The salt spray off the East River and the raised platform also made selecting plants a challenge. Large trees need significant and heavy soil volumes. It was a puzzle creating a uniform design out of planters set both on terra firma and the platform.

The city and developer sought a park that offered a range of uses, and finding places for all of them required an intensive design process. All zones went through three stages of review with the NYC Department of Parks and Recreation.

The park includes a passive section, with a “beach” area with chaise lounges, lawn, and playground; a center water square, with splash pad, mist fountain, and cut-outs that provide a view of the river below; an active area, with a field for frisbee, volleyball and bocce courts, and a dog run.

Domino Park plan / Field Operations

Reusing factory infrastructure, including cranes for unloading sugar, Field Operations wove in elements that reflect the site’s industrial history. Now painted bright turquoise, the factory infrastructure becomes a vantage point for experiencing views of the river, Manhattan, and the rooftops of Williamsburg.

Domino Park / Barrett Doherty

The turquoise was inspired by a color on machinery in the original factory, but bright yellow was also a leading contender for a while. “It took many tests to get to that turquoise color. There are over 90 page of studies,” Sen said.

In keeping with its environment and history, the park incorporated a “robust palette” of materials as well. Cor-Ten steel frame planting areas, and yellow pine wood salvaged from a demolished factory building was transformed into new benches manufactured on site.

Domino Park / Barrett Doherty

To keep the park looking pristine, a staff of approximately 17 manage and maintain the site. In contrast, for a public park of this size elsewhere in the city, perhaps only a few parks department maintenance staff would be available, and they would also be tending to other parks.

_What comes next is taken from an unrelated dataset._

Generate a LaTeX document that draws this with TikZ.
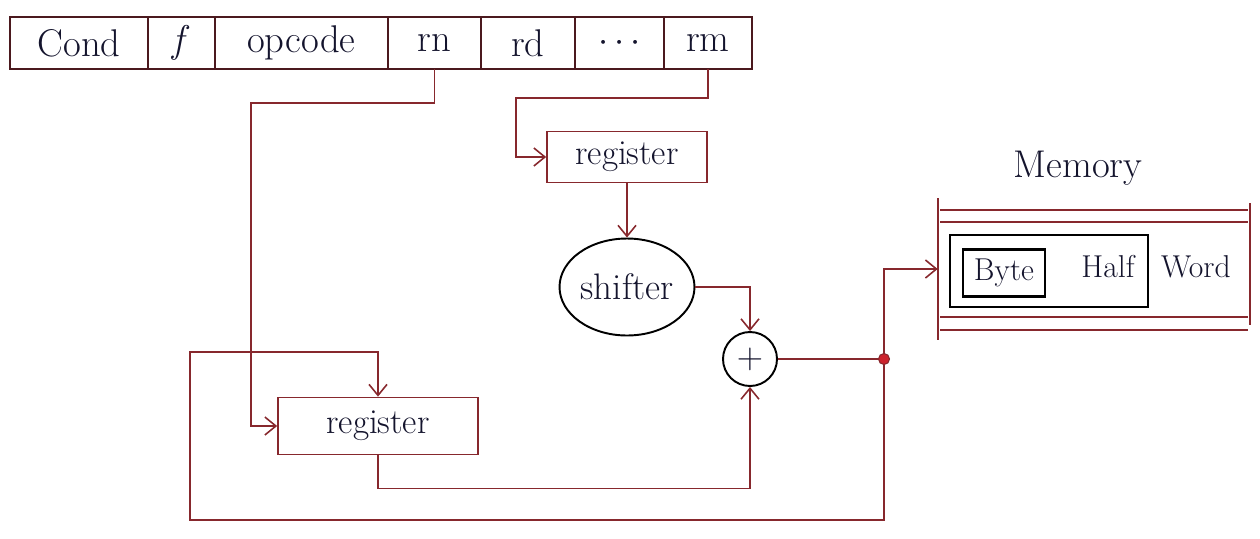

In NYC, public spaces are owned and maintained by the parks department and partner conservancies or developers. For context, the NYC Parks and Recreation department’s operating budget accounts for just 0.6 percent of the city’s total budget, even after a 20 percent increase from 2021. The parks department’s capital budget this year is $7.1 billion, the highest it has been, and much of that will go to publicly-owned resilient coastal infrastructure. But Sen argues that “parks don’t get much love, so developers need to fill the void.”

Another major issue is the lengthy time to permit nature-based solutions in NYC. Questions are raised about the evidence behind green infrastructure as coastal defense, and the amount of maintenance required to maintain these systems.

As part of a 2018-2019 Landscape Architecture Foundation (LAF) Innovation & Leadership Fellowship, Sen analyzed the implications of a piece-meal approach to coastal protections in which the city and developers build different levels of resilience to sea level rise and storms, perhaps some hard, some nature-based. Without a uniform and equitable approach, water will simply find the weakest link, and developers protecting themselves will increase flood risk elsewhere.

In her presentation, she argued that one possible solution is to take more than 40 feet of coastlines for natural flood protection systems that can further reduce community risks. She proposed larger mandated setbacks and incentives for developers. “Resilience is a social obligation and requires a long-term investment.”

Field Operations seems to be further exploring these ideas with River Ring, another massive planned development, also with Two Trees, just a few blocks down from Domino Park. There a circular esplanade will extend into the river, leveraging existing concrete caissons to create greener breakwaters, along with protective salt marshes and tidal pools that also restore coastal habitat.

The River Ring / Bjarke Ingels Group (BIG) and Field Operations
The River Ring / Bjarke Ingels Group (BIG) and Field Operations

The project and others along the waterfront of NYC indicate a period of public and private experimentation with both hard and soft defenses against climate change continues. Varying coastal and riverfront conditions require customized resilience solutions. But according to Sen, no city government-wide effort to advance nature-based solutions has yet been developed.